Maitland is a strong supporter of the Jones Act and subsidies for the both the Jones Act industry and what is known as the U.S. flag international trade fleet (which is comprised of 87 foreign built U.S. flag ships). Maitland freely admits that the cost of constructing a large oceangoing ship in the U.S. is at least four times what it would be in Asia for a comparable ship, and his solution is that the domestic construction of Jones Act ships should be subsidized by the federal government. Not only would this become a boondoggle, but it would not increase competition as the subsidies are likely to go to the incumbent operators.

Maitland supports the Jones Act and the U.S. maritime establishment to defend his FOC Marshall Islands ship registry business from the U.S. establishing a U.S. international registry as several European countries have done.

Key excerpts:

It’s also true that it would cost about four (or more) times as much to build a containership, like El Faro, in one of the few remaining US yards, as it costs to build the same ship in China.

So maybe, with a hurricane approaching, the ship should not have sailed from Jacksonville.
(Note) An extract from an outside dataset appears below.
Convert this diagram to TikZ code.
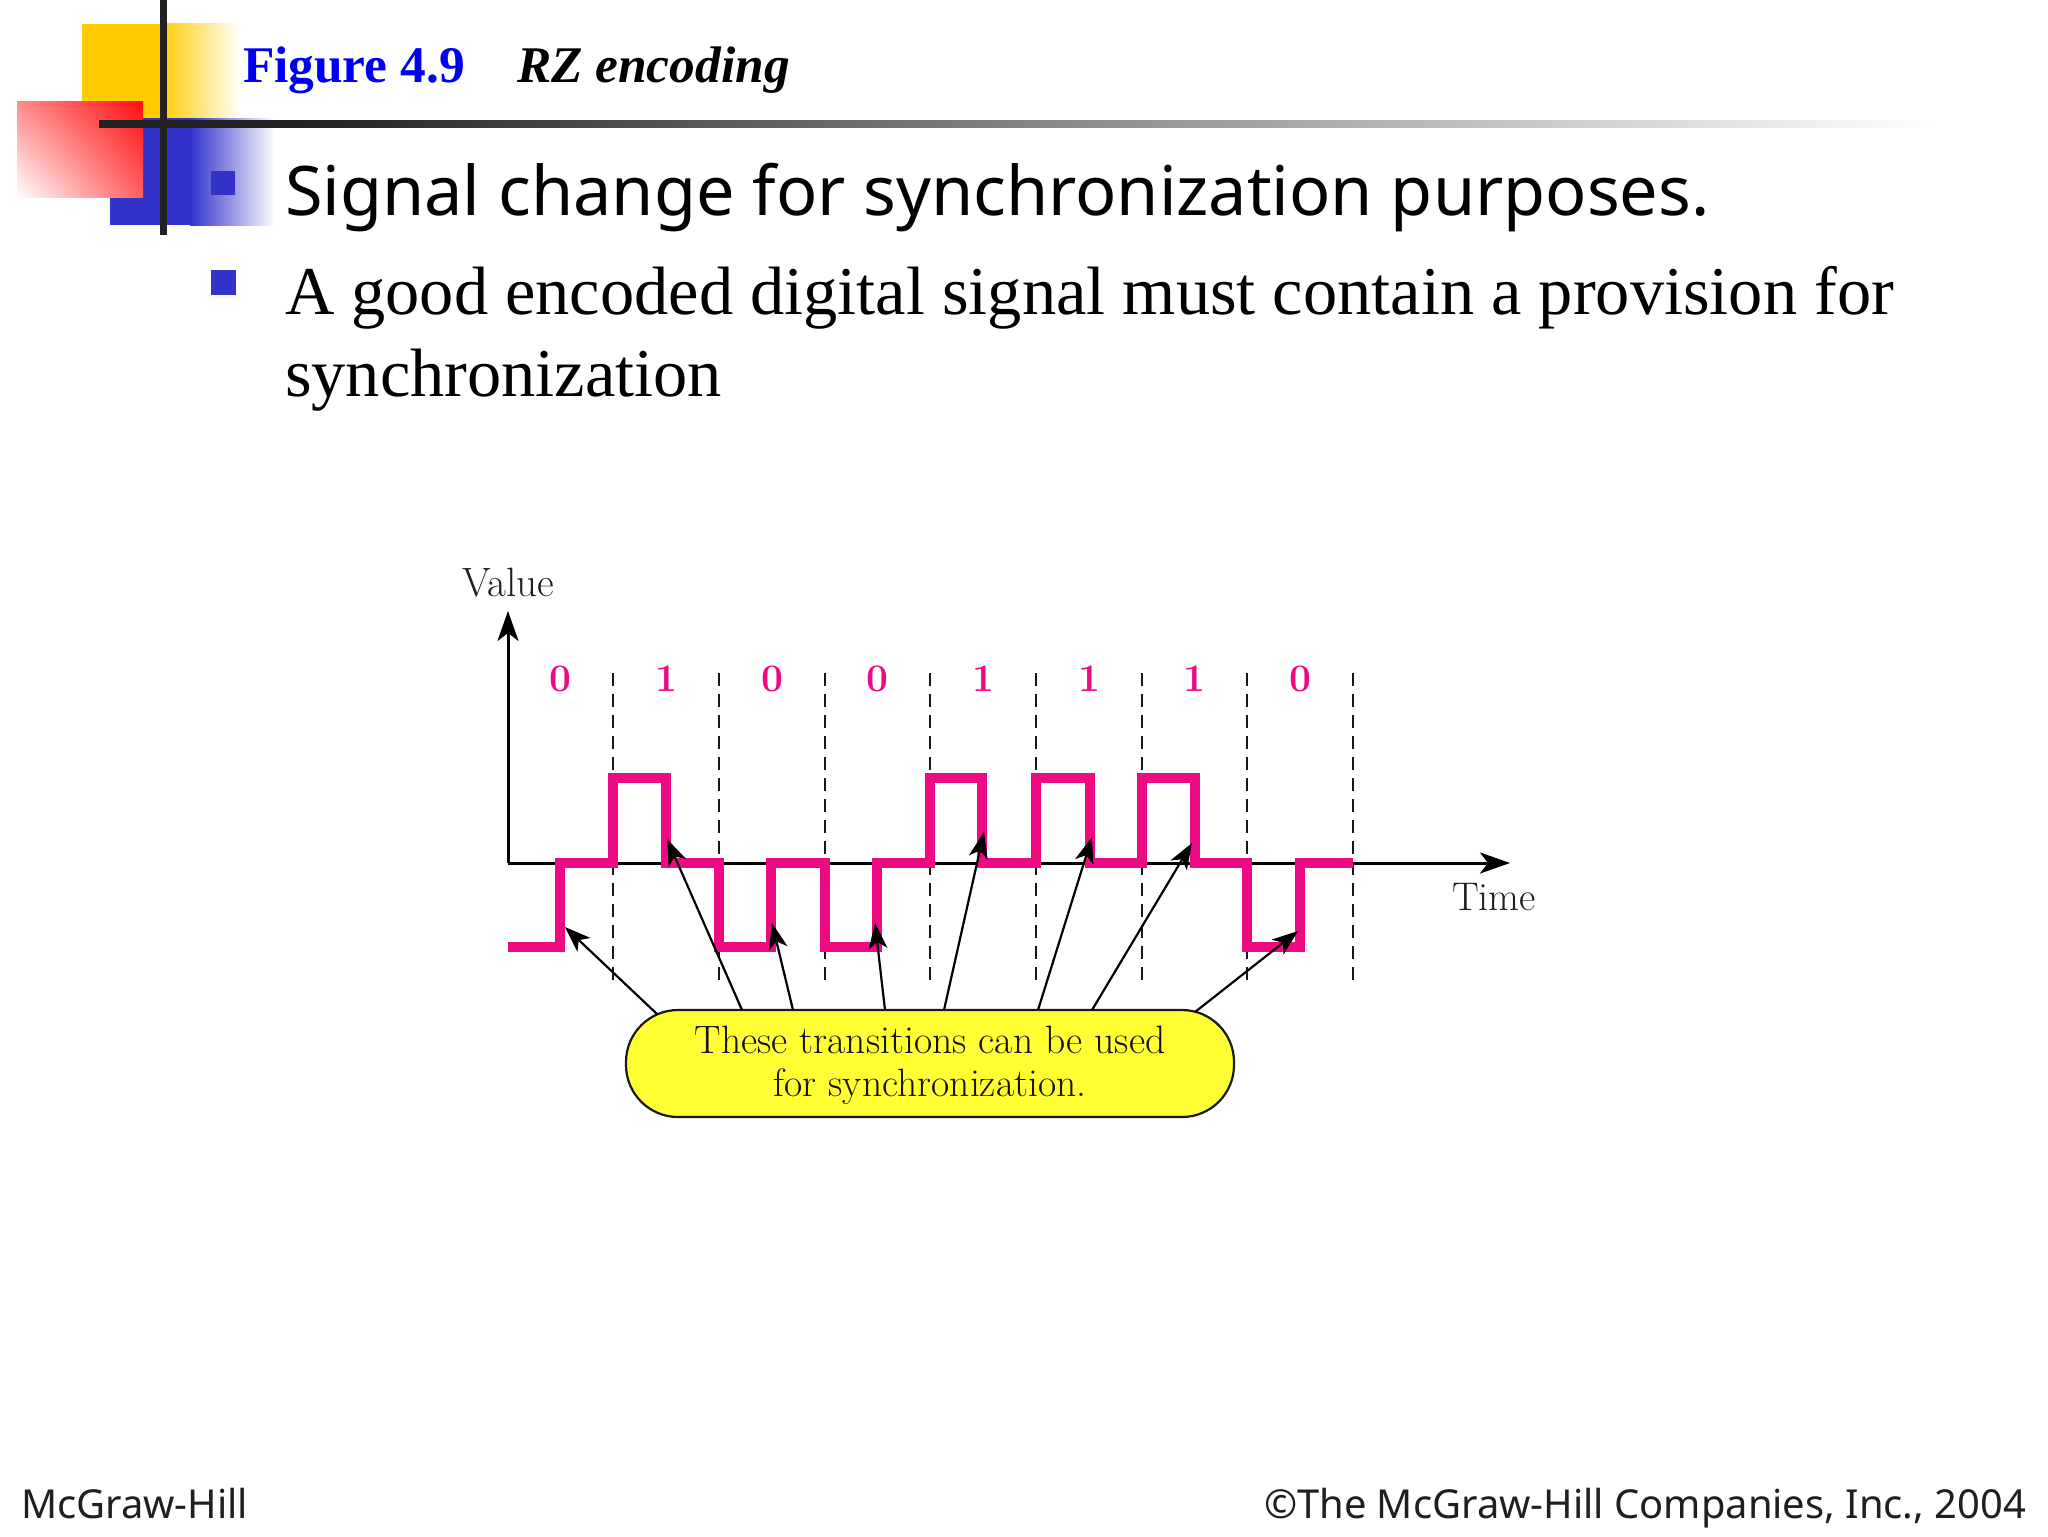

And maybe the ship might have fared better if it had not been 40 years old; and if it hadn’t lost propulsion at a critical time.

Can we make the cost of construction, and the capital expenditure, feasible for the building of a modern Jones Act fleet? I think we can, if we embrace a return to a construction subsidy.

Could our representatives change the law, to let in foreign-built ships? Given the fact that American shipyards have strong support on Capitol Hill, I’d say: don’t wager the family farm on it.

In the fever swamps of American maritime policy, where is a vision for the future? Clearly it is time to replace the elderly Jones Act fleet with new ships, built at a rational price.